Появились и кое-какие условия для бизнеса, что идёт в эту специфическую нишу. Причём наибольшую рентабельность способны давать как раз частные богадельни, полулегально существующие в каком-нибудь коттедже за городом вместе с неквалифицированным персоналом. А если делать пансионат высокого качества, то едва выходишь на 6–10% рентабельности, поскольку будет «недогруз» в 25–30% коек. Ведь общество по-прежнему плохо относится к идее размещать своих родственников в стационаре. Если даже родня старичка не слишком стеснена в деньгах, они скорее попытаются организовать уход за ним в собственном доме. В итоге окупаемость инвестиций в строительство современного дома престарелых – 15–20 лет.

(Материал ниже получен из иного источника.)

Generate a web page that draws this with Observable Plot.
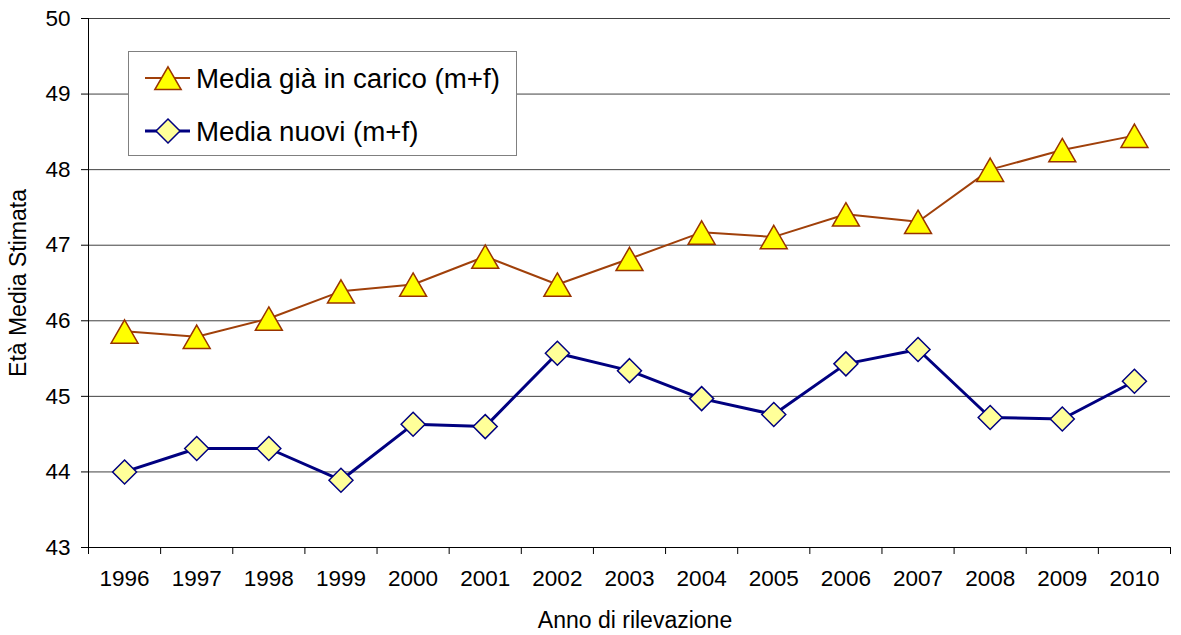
<!DOCTYPE html>
<html><head><meta charset="utf-8">
<script src="https://cdn.jsdelivr.net/npm/d3@7"></script>
<script src="https://cdn.jsdelivr.net/npm/@observablehq/plot@0.6"></script>
<style>
body{margin:0;background:#fff;font-family:"Liberation Sans",Arial,sans-serif;color:#000;}
#wrap{position:relative;width:1181px;height:635px;overflow:hidden;}
.ttl{position:absolute;font-size:23px;white-space:nowrap;line-height:1;}
#ylab{left:18px;top:283px;transform:translate(-50%,-50%) rotate(-90deg);}
#xlab{left:635px;top:620px;transform:translate(-50%,-50%);}
#legend{position:absolute;left:0;top:0;}
</style>
</head><body>
<div id="wrap">
  <div id="chart"></div>
  <div class="ttl" id="ylab">Età Media Stimata</div>
  <div class="ttl" id="xlab">Anno di rilevazione</div>
</div>
<script>
const years = [1996,1997,1998,1999,2000,2001,2002,2003,2004,2005,2006,2007,2008,2009,2010];
const mediaGiaInCarico = [45.86,45.79,46.03,46.39,46.48,46.85,46.48,46.82,47.17,47.11,47.41,47.31,48.00,48.26,48.45];
const mediaNuovi = [44.00,44.31,44.31,43.89,44.63,44.60,45.57,45.34,44.97,44.76,45.43,45.62,44.72,44.70,45.20];
const yTicks = [43,44,45,46,47,48,49,50];
const seriesNames = ["Media già in carico (m+f)","Media nuovi (m+f)"];

const table = years.map((y,i)=>({year:y, gia:mediaGiaInCarico[i], nuovi:mediaNuovi[i]}));
const bandEdges = years.map(y=>y-0.5).concat([years[years.length-1]+0.5]);

const orangeLine = "#A0400A", orangeStroke = "#993300", yellow = "#FFFF00";
const navy = "#000080", paleYellow = "#FFFF99";

const chart = Plot.plot({
  width:1181, height:635,
  marginLeft:88, marginRight:11, marginTop:18, marginBottom:88,
  style:{fontFamily:"Liberation Sans, Arial, sans-serif", background:"#fff", color:"#000", fontSize:"22.5px"},
  x:{type:"linear", domain:[years[0]-0.5, years[years.length-1]+0.5]},
  y:{domain:[43,50]},
  marks:[
    Plot.gridY(yTicks.filter(d=>d>43), {stroke:"#404040", strokeOpacity:1, strokeWidth:1}),
    Plot.ruleX([years[0]-0.5], {stroke:"#000", strokeWidth:1}),
    Plot.ruleY([43], {stroke:"#000", strokeWidth:1}),
    Plot.axisY(yTicks, {tickSize:7, tickPadding:11, fontSize:22.5, label:null, stroke:"#000", tickFormat:d=>String(d)}),
    Plot.axisX(bandEdges, {tickSize:7, tickFormat:()=>"", label:null, stroke:"#000"}),
    Plot.axisX(years, {tickSize:0, tickPadding:23, fontSize:22.5, tickFormat:d=>String(d), label:null}),
    Plot.line(table, {x:"year", y:"gia", stroke:orangeLine, strokeWidth:2}),
    Plot.line(table, {x:"year", y:"nuovi", stroke:navy, strokeWidth:3}),
    Plot.dot(table, {x:"year", y:"gia", symbol:"triangle", r:10, fill:yellow, stroke:orangeStroke, strokeWidth:1.5, dy:4}),
    Plot.dot(table, {x:"year", y:"nuovi", symbol:"diamond2", r:10.8, fill:paleYellow, stroke:navy, strokeWidth:1.5})
  ]
});
document.getElementById("chart").appendChild(chart);

// legend
const wrap = d3.select("#wrap");
const lg = wrap.append("svg").attr("id","legend").attr("width",1181).attr("height",635)
  .style("font-family","Liberation Sans, Arial, sans-serif");
lg.append("rect").attr("x",128.5).attr("y",51.5).attr("width",388).attr("height",104)
  .attr("fill","#fff").attr("stroke","#808080").attr("stroke-width",1);
const rows = [
  {name:seriesNames[0], y:78, stroke:orangeLine, sw:2, sym:d3.symbolTriangle, size:300, fill:yellow, mstroke:orangeStroke, dy:4},
  {name:seriesNames[1], y:131, stroke:navy, sw:3, sym:d3.symbolDiamond2, size:Math.PI*10.8*10.8, fill:paleYellow, mstroke:navy, dy:0}
];
rows.forEach(r=>{
  lg.append("line").attr("x1",145).attr("x2",190).attr("y1",r.y).attr("y2",r.y).attr("stroke",r.stroke).attr("stroke-width",r.sw);
  lg.append("path").attr("d",d3.symbol(r.sym, r.size)()).attr("transform",`translate(168,${r.y+r.dy})`)
    .attr("fill",r.fill).attr("stroke",r.mstroke).attr("stroke-width",1.5);
  lg.append("text").attr("x",196).attr("y",r.y).attr("dy","0.35em").attr("font-size",27.7).text(r.name);
});
</script>
</body></html>
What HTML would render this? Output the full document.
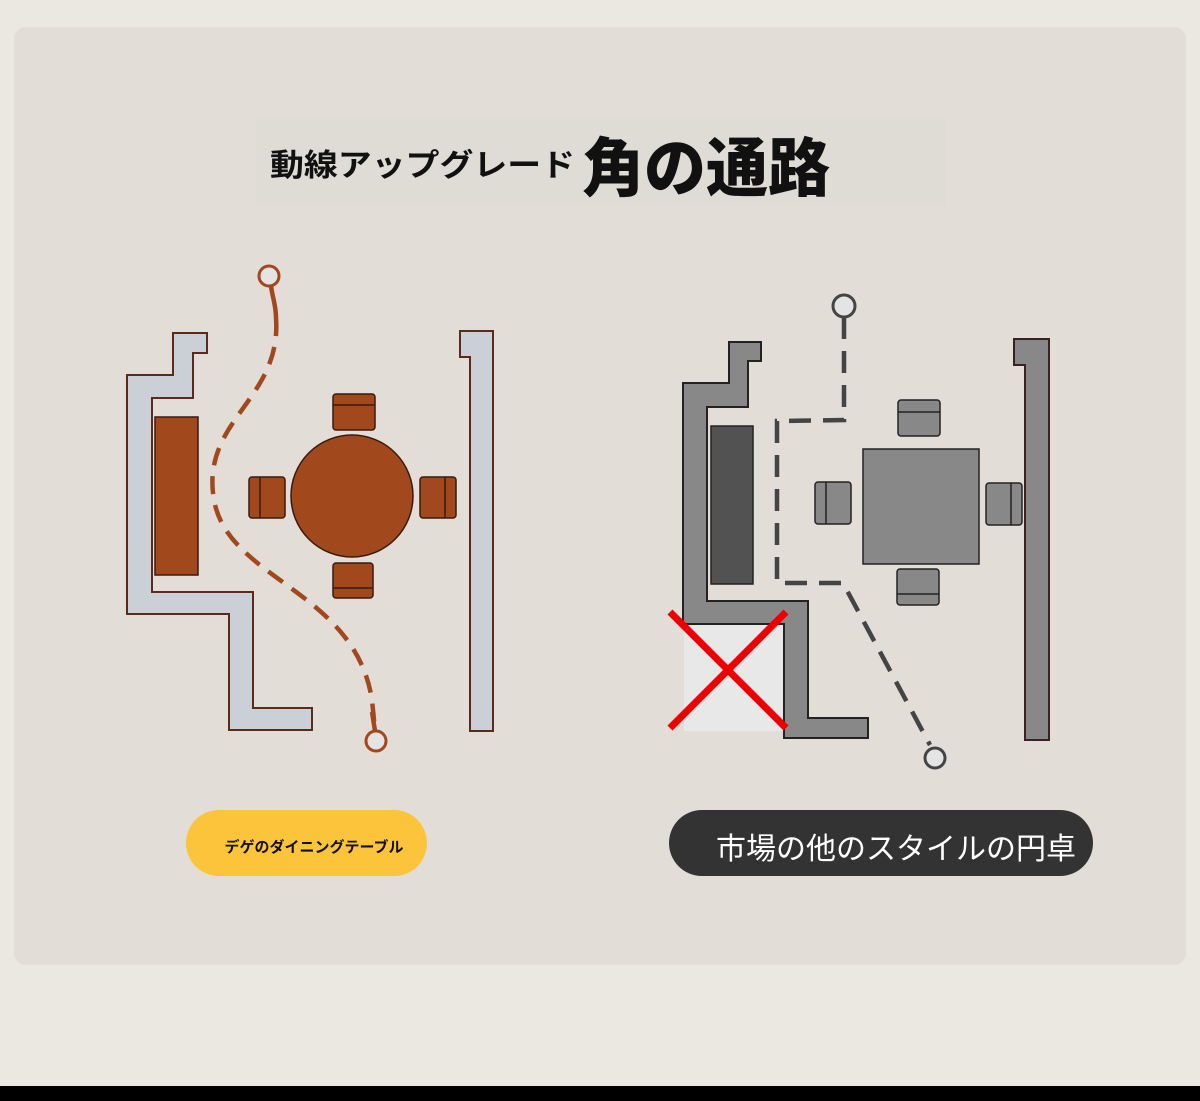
<!DOCTYPE html>
<html><head><meta charset="utf-8"><style>
html,body{margin:0;padding:0;background:#ebe8e1;width:1200px;height:1101px;overflow:hidden}
svg{display:block}
text{font-family:"Liberation Sans","Noto Sans CJK JP",sans-serif}
</style></head><body>
<svg width="1200" height="1101" viewBox="0 0 1200 1101">
<rect x="0" y="0" width="1200" height="1101" fill="#ebe8e1"/>
<rect x="14" y="27" width="1172" height="938" rx="12" fill="#e2ddd6"/>
<rect x="0" y="1086" width="1200" height="15" fill="#000"/>
<rect x="256" y="117" width="690" height="88" fill="#dfdbd5"/>
<text x="270" y="176" font-size="31" font-weight="bold" fill="#111" textLength="305" lengthAdjust="spacingAndGlyphs">動線アップグレード</text>
<text x="582" y="191" font-size="64" font-weight="900" fill="#111" textLength="248" lengthAdjust="spacingAndGlyphs">角の通路</text>

<!-- LEFT -->
<g stroke="#5a2a1a" stroke-width="2">
<polygon points="173,333 207,333 207,353 193,353 193,398 152,398 152,592 253,592 253,708 312,708 312,730 229,730 229,614 127,614 127,375 173,375" fill="#cbd0d6"/>
<polygon points="460,331 493,331 493,731 470,731 470,357 460,357" fill="#cbd0d6"/>
</g>
<g stroke="#3a1a0e" stroke-width="1.5" fill="#a2481d">
<rect x="155" y="417" width="43" height="158"/>
<circle cx="352" cy="496" r="61"/>
<rect x="333" y="394" width="42" height="36" rx="3"/><line x1="333" y1="405" x2="375" y2="405"/>
<rect x="333" y="563" width="40" height="35" rx="3"/><line x1="333" y1="588" x2="373" y2="588"/>
<rect x="249" y="477" width="36" height="41" rx="3"/><line x1="260" y1="477" x2="260" y2="518"/>
<rect x="420" y="477" width="36" height="41" rx="3"/><line x1="445" y1="477" x2="445" y2="518"/>
</g>
<path d="M271 286 C273 300 276 305 276 318" stroke="#a2481d" stroke-width="4.5" fill="none"/>
<path d="M276 318 C282 400 200 420 214 500 C228 580 355 590 372 700 L375 730" stroke="#a2481d" stroke-width="4.5" fill="none" stroke-dasharray="18,11"/>
<path d="M372 712 L375 731" stroke="#a2481d" stroke-width="4.5"/>
<circle cx="269" cy="276" r="10" fill="#e4e4e4" stroke="#a2481d" stroke-width="3"/>
<circle cx="376" cy="741" r="10" fill="#e4e4e4" stroke="#a2481d" stroke-width="3"/>

<!-- RIGHT -->
<g stroke="#222" stroke-width="2">
<polygon points="729,342 761,342 761,361 748,361 748,407 707,407 707,601 808,601 808,718 868,718 868,738 784,738 784,624 683,624 683,383 729,383" fill="#888"/>
<polygon points="1014,339 1049,339 1049,740 1025,740 1025,365 1014,365" fill="#888" stroke="#3a2222"/>
</g>
<rect x="684" y="625" width="100" height="106" fill="#e8e8e8"/>
<line x1="784" y1="624" x2="784" y2="738" stroke="#222" stroke-width="2"/>
<g stroke="#222" stroke-width="1.5" fill="#888">
<rect x="711" y="426" width="42" height="158" fill="#525252"/>
<rect x="863" y="449" width="116" height="115"/>
<rect x="898" y="400" width="42" height="36" rx="3"/><line x1="898" y1="412" x2="940" y2="412"/>
<rect x="897" y="569" width="42" height="36" rx="3"/><line x1="897" y1="594" x2="939" y2="594"/>
<rect x="815" y="482" width="36" height="42" rx="3"/><line x1="826" y1="482" x2="826" y2="524"/>
<rect x="986" y="483" width="36" height="42" rx="3"/><line x1="1011" y1="483" x2="1011" y2="525"/>
</g>
<path d="M844 317 L844 420 L777 421 L777 583 L843 583 L930 745" stroke="#444" stroke-width="4.5" fill="none" stroke-dasharray="22,12"/>
<circle cx="844" cy="306" r="11" fill="#e4e4e4" stroke="#444" stroke-width="3"/>
<circle cx="935" cy="758" r="10" fill="#e4e4e4" stroke="#444" stroke-width="3"/>
<g stroke="#ee0000" stroke-width="7">
<line x1="670" y1="612" x2="786" y2="728"/>
<line x1="786" y1="612" x2="670" y2="728"/>
</g>

<!-- pills -->
<rect x="186" y="810" width="241" height="66" rx="33" fill="#fcc43a"/>
<text x="314" y="852" font-size="15" font-weight="bold" fill="#111" text-anchor="middle">デゲのダイニングテーブル</text>
<rect x="669" y="810" width="424" height="66" rx="33" fill="#333"/>
<text x="896" y="859" font-size="30" fill="#fff" text-anchor="middle">市場の他のスタイルの円卓</text>
</svg>
</body></html>
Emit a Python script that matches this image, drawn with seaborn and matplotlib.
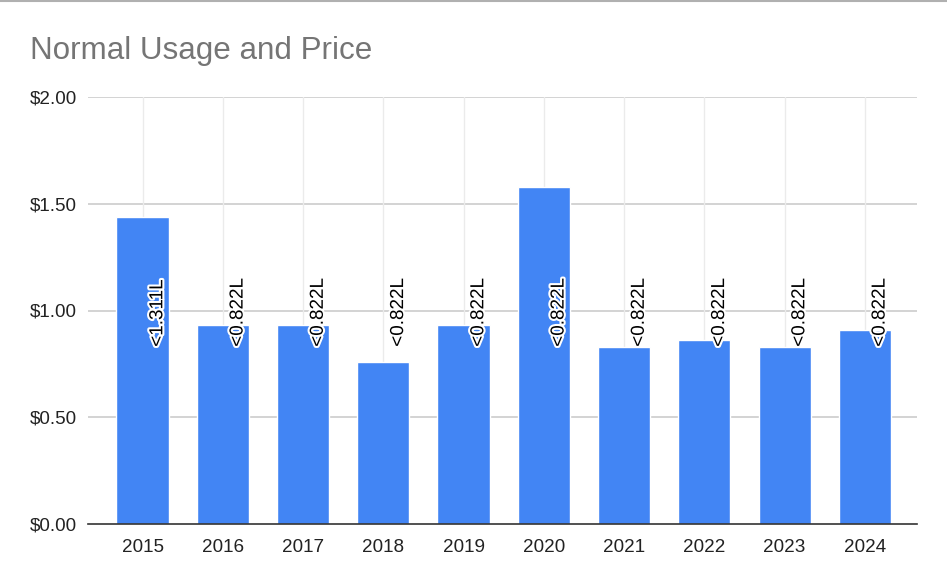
import matplotlib
matplotlib.use("Agg")
import matplotlib.pyplot as plt
import matplotlib.patheffects as pe
import seaborn as sns
import pandas as pd
from matplotlib.lines import Line2D

years = ["2015", "2016", "2017", "2018", "2019", "2020", "2021", "2022", "2023", "2024"]
prices = [1.44, 0.93, 0.93, 0.76, 0.93, 1.58, 0.83, 0.86, 0.83, 0.91]
usage_labels = ["<1.311L", "<0.822L", "<0.822L", "<0.822L", "<0.822L",
                "<0.822L", "<0.822L", "<0.822L", "<0.822L", "<0.822L"]
label_level = 0.83
yticks = [0.0, 0.5, 1.0, 1.5, 2.0]
ytick_labels = ["$0.00", "$0.50", "$1.00", "$1.50", "$2.00"]

df = pd.DataFrame({"year": years, "price": prices})

sns.set_theme(style="white")
plt.rcParams["font.family"] = ["Liberation Sans", "DejaVu Sans"]

fig = plt.figure(figsize=(9.47, 5.86), dpi=100)
ax = fig.add_axes([88 / 947, 1 - 524 / 586, (917 - 88) / 947, (524 - 97) / 586])

sns.barplot(data=df, x="year", y="price", color="#4285F4", width=0.65,
            saturation=1, ax=ax, zorder=3)

ax.set_xlim(-0.68, 9.65)
ax.set_ylim(0, 2)
ax.set_yticks(yticks)
ax.set_yticklabels(ytick_labels)
ax.set_xlabel("")
ax.set_ylabel("")

for y in yticks[1:]:
    ax.axhline(y, color="#cccccc", lw=1.2, zorder=1)
for i in range(len(years)):
    ax.axvline(i, color="#ebebeb", lw=1, zorder=1)

for s in ["top", "right", "left"]:
    ax.spines[s].set_visible(False)
ax.spines["bottom"].set_color("#333333")
ax.spines["bottom"].set_linewidth(1.2)
ax.spines["bottom"].set_zorder(5)

ax.tick_params(axis="both", length=0, labelsize=13.6, colors="#222222")
ax.tick_params(axis="y", pad=8)
ax.tick_params(axis="x", pad=10.5)

for i, lab in enumerate(usage_labels):
    ax.text(i + 0.19, label_level, lab, rotation=90, ha="center", va="bottom",
            fontsize=13.6, color="black", zorder=6,
            path_effects=[pe.withStroke(linewidth=3, foreground="white")])

fig.text(30 / 947, 1 - 59 / 586, "Normal Usage and Price", fontsize=22.6,
         color="#757575", ha="left", va="baseline")

fig.add_artist(Line2D([0, 1], [0.999, 0.999], transform=fig.transFigure,
                      color="#b0b0b0", lw=1.5))

fig.savefig("out.png", dpi=100)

И это если всё пойдёт без неожиданностей. Но инвестор в России всегда опасается, что правила игры могут резко измениться: ужесточат требования, отменят субсидии или вовсе запретят частные интернаты. Есть и операционные риски: уход за пожилыми требует соблюдения сотен норм, а любое ЧП может привести к закрытию. А когда значительная часть рынка живёт сегодняшним днём, бизнесу нет резона и вкладываться в материальную базу.
Однако, как часто бывает, главные изменения происходят незаметно. Дети и внуки, раньше боявшиеся не столько за своего предка, сколько жёсткой обструкции ближнего круга, охотнее рассматривают предложения стационаров. Этот спрос понемногу оживляет предложение, а власти готовы предоставлять «социальному бизнесу» льготы. Самих стариков, нуждающихся в уходе, становится всё больше. И это потихоньку меняет ситуацию, казавшуюся совершенно вопиющей в стране, без конца расточающей благодарности «поколению победителей». Часто, к сожалению, только на словах.